* BRIEF: Your task is to copy the listing exactly. Drop any pictures from the copy.

* PROVIDED RECORDS:
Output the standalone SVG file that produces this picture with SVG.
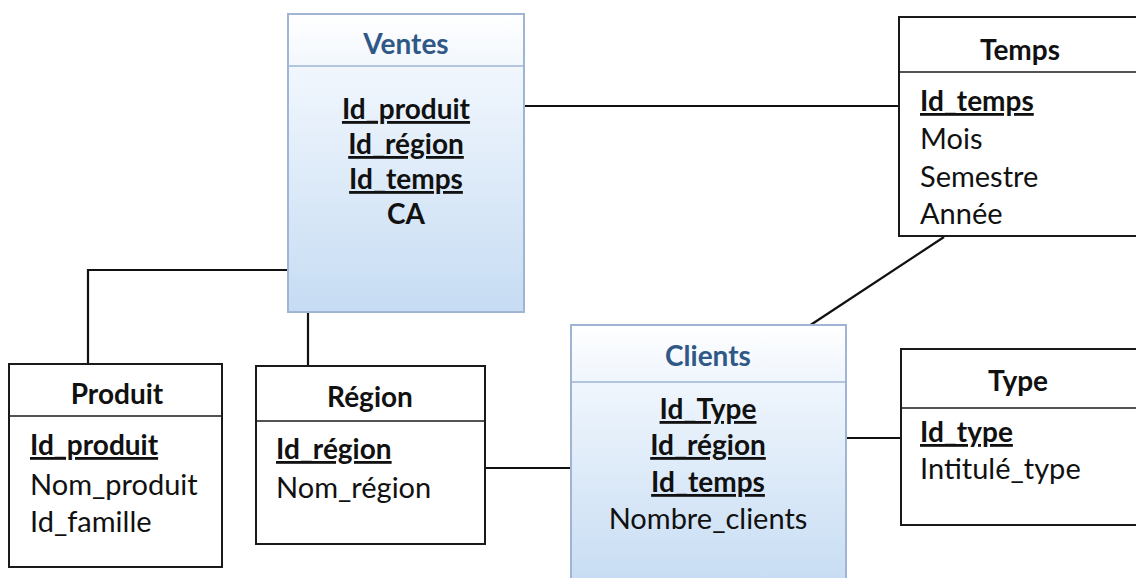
<svg xmlns="http://www.w3.org/2000/svg" width="1136" height="578" viewBox="0 0 1136 578">
  <defs>
    <linearGradient id="fact-fill" x1="0" y1="0" x2="0" y2="1">
      <stop offset="0" stop-color="#ffffff"/>
      <stop offset="0.2" stop-color="#f0f6fd"/>
      <stop offset="1" stop-color="#c6dcf3"/>
    </linearGradient>
    <style>
      text { font-family: Lato, "Liberation Sans", sans-serif; font-size: 29px; fill: #111; }
      .dim { fill: #ffffff; stroke: #1a1a1a; stroke-width: 2; }
      .fact { fill: url(#fact-fill); stroke: #9fb5d3; stroke-width: 2; }
      .sep { stroke: #1a1a1a; stroke-width: 1.6; }
      .fsep { stroke: #9fb5d3; stroke-width: 1.6; }
      .title { font-weight: bold; font-size: 28px; text-anchor: middle; }
      .ftitle { font-weight: bold; font-size: 28px; text-anchor: middle; fill: #2f5887; }
      .key { font-weight: bold; font-size: 28px; text-decoration: underline; text-decoration-thickness: 2.5px; }
      .c { text-anchor: middle; }
      .b { font-weight: bold; font-size: 28px; }
      .link { stroke: #111; stroke-width: 2.2; fill: none; }
    </style>
  </defs>

  <!-- relationship lines -->
  <g id="connectors">
    <line class="link" x1="524" y1="106" x2="899" y2="106"/>
    <polyline class="link" points="288,270 88,270 88,364"/>
    <line class="link" x1="308" y1="312" x2="308" y2="366"/>
    <line class="link" x1="944" y1="237" x2="809" y2="326"/>
    <line class="link" x1="485" y1="468" x2="571" y2="468"/>
    <line class="link" x1="846" y1="438" x2="901" y2="438"/>
  </g>

  <!-- fact table: Ventes -->
  <g id="ventes">
    <rect class="fact" x="288" y="14" width="236" height="298"/>
    <line class="fsep" x1="288" y1="66" x2="524" y2="66"/>
    <text class="ftitle" x="406" y="54">Ventes</text>
    <text class="key c" x="406" y="119">Id_produit</text>
    <text class="key c" x="406" y="154">Id_région</text>
    <text class="key c" x="406" y="189">Id_temps</text>
    <text class="b c" x="406" y="224">CA</text>
  </g>

  <!-- dimension: Temps -->
  <g id="temps">
    <rect class="dim" x="899" y="17" width="250" height="219"/>
    <line class="sep" x1="899" y1="72" x2="1136" y2="72"/>
    <text class="title" x="1020" y="60">Temps</text>
    <text class="key" x="920" y="111">Id_temps</text>
    <text x="920" y="149">Mois</text>
    <text x="920" y="187">Semestre</text>
    <text x="920" y="224">Année</text>
  </g>

  <!-- fact table: Clients -->
  <g id="clients">
    <rect class="fact" x="571" y="325" width="275" height="265"/>
    <line class="fsep" x1="571" y1="382" x2="846" y2="382"/>
    <text class="ftitle" x="708" y="366">Clients</text>
    <text class="key c" x="708" y="419">Id_Type</text>
    <text class="key c" x="708" y="455">Id_région</text>
    <text class="key c" x="708" y="492">Id_temps</text>
    <text class="c" x="708" y="529">Nombre_clients</text>
  </g>

  <!-- dimension: Produit -->
  <g id="produit">
    <rect class="dim" x="9" y="364" width="213" height="203"/>
    <line class="sep" x1="9" y1="416" x2="222" y2="416"/>
    <text class="title" x="117" y="404">Produit</text>
    <text class="key" x="30" y="455">Id_produit</text>
    <text x="30" y="495">Nom_produit</text>
    <text x="30" y="532">Id_famille</text>
  </g>

  <!-- dimension: Région -->
  <g id="region">
    <rect class="dim" x="256" y="366" width="229" height="178"/>
    <line class="sep" x1="256" y1="421" x2="485" y2="421"/>
    <text class="title" x="370" y="407">Région</text>
    <text class="key" x="276" y="459">Id_région</text>
    <text x="276" y="498">Nom_région</text>
  </g>

  <!-- dimension: Type -->
  <g id="type">
    <rect class="dim" x="901" y="349" width="250" height="176"/>
    <line class="sep" x1="901" y1="408" x2="1136" y2="408"/>
    <text class="title" x="1018" y="391">Type</text>
    <text class="key" x="920" y="442">Id_type</text>
    <text x="920" y="479">Intitulé_type</text>
  </g>
</svg>
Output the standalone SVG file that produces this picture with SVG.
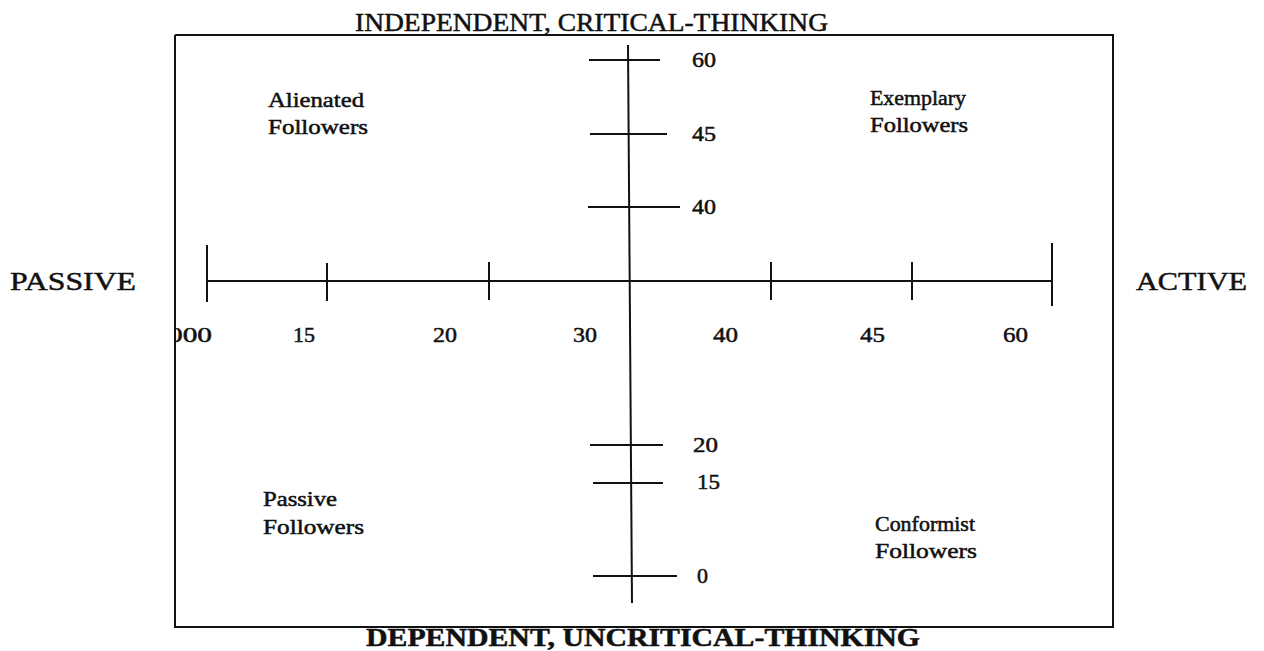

* RESULT OF THE TASK:
Output the standalone SVG file that produces this picture with SVG.
<svg xmlns="http://www.w3.org/2000/svg" width="1136" height="578" viewBox="0 0 1136 578">
  <defs>
    <linearGradient id="fact-fill" x1="0" y1="0" x2="0" y2="1">
      <stop offset="0" stop-color="#ffffff"/>
      <stop offset="0.2" stop-color="#f0f6fd"/>
      <stop offset="1" stop-color="#c6dcf3"/>
    </linearGradient>
    <style>
      text { font-family: Lato, "Liberation Sans", sans-serif; font-size: 29px; fill: #111; }
      .dim { fill: #ffffff; stroke: #1a1a1a; stroke-width: 2; }
      .fact { fill: url(#fact-fill); stroke: #9fb5d3; stroke-width: 2; }
      .sep { stroke: #1a1a1a; stroke-width: 1.6; }
      .fsep { stroke: #9fb5d3; stroke-width: 1.6; }
      .title { font-weight: bold; font-size: 28px; text-anchor: middle; }
      .ftitle { font-weight: bold; font-size: 28px; text-anchor: middle; fill: #2f5887; }
      .key { font-weight: bold; font-size: 28px; text-decoration: underline; text-decoration-thickness: 2.5px; }
      .c { text-anchor: middle; }
      .b { font-weight: bold; font-size: 28px; }
      .link { stroke: #111; stroke-width: 2.2; fill: none; }
    </style>
  </defs>

  <!-- relationship lines -->
  <g id="connectors">
    <line class="link" x1="524" y1="106" x2="899" y2="106"/>
    <polyline class="link" points="288,270 88,270 88,364"/>
    <line class="link" x1="308" y1="312" x2="308" y2="366"/>
    <line class="link" x1="944" y1="237" x2="809" y2="326"/>
    <line class="link" x1="485" y1="468" x2="571" y2="468"/>
    <line class="link" x1="846" y1="438" x2="901" y2="438"/>
  </g>

  <!-- fact table: Ventes -->
  <g id="ventes">
    <rect class="fact" x="288" y="14" width="236" height="298"/>
    <line class="fsep" x1="288" y1="66" x2="524" y2="66"/>
    <text class="ftitle" x="406" y="54">Ventes</text>
    <text class="key c" x="406" y="119">Id_produit</text>
    <text class="key c" x="406" y="154">Id_région</text>
    <text class="key c" x="406" y="189">Id_temps</text>
    <text class="b c" x="406" y="224">CA</text>
  </g>

  <!-- dimension: Temps -->
  <g id="temps">
    <rect class="dim" x="899" y="17" width="250" height="219"/>
    <line class="sep" x1="899" y1="72" x2="1136" y2="72"/>
    <text class="title" x="1020" y="60">Temps</text>
    <text class="key" x="920" y="111">Id_temps</text>
    <text x="920" y="149">Mois</text>
    <text x="920" y="187">Semestre</text>
    <text x="920" y="224">Année</text>
  </g>

  <!-- fact table: Clients -->
  <g id="clients">
    <rect class="fact" x="571" y="325" width="275" height="265"/>
    <line class="fsep" x1="571" y1="382" x2="846" y2="382"/>
    <text class="ftitle" x="708" y="366">Clients</text>
    <text class="key c" x="708" y="419">Id_Type</text>
    <text class="key c" x="708" y="455">Id_région</text>
    <text class="key c" x="708" y="492">Id_temps</text>
    <text class="c" x="708" y="529">Nombre_clients</text>
  </g>

  <!-- dimension: Produit -->
  <g id="produit">
    <rect class="dim" x="9" y="364" width="213" height="203"/>
    <line class="sep" x1="9" y1="416" x2="222" y2="416"/>
    <text class="title" x="117" y="404">Produit</text>
    <text class="key" x="30" y="455">Id_produit</text>
    <text x="30" y="495">Nom_produit</text>
    <text x="30" y="532">Id_famille</text>
  </g>

  <!-- dimension: Région -->
  <g id="region">
    <rect class="dim" x="256" y="366" width="229" height="178"/>
    <line class="sep" x1="256" y1="421" x2="485" y2="421"/>
    <text class="title" x="370" y="407">Région</text>
    <text class="key" x="276" y="459">Id_région</text>
    <text x="276" y="498">Nom_région</text>
  </g>

  <!-- dimension: Type -->
  <g id="type">
    <rect class="dim" x="901" y="349" width="250" height="176"/>
    <line class="sep" x1="901" y1="408" x2="1136" y2="408"/>
    <text class="title" x="1018" y="391">Type</text>
    <text class="key" x="920" y="442">Id_type</text>
    <text x="920" y="479">Intitulé_type</text>
  </g>
</svg>
Output the standalone SVG file that produces this picture with SVG.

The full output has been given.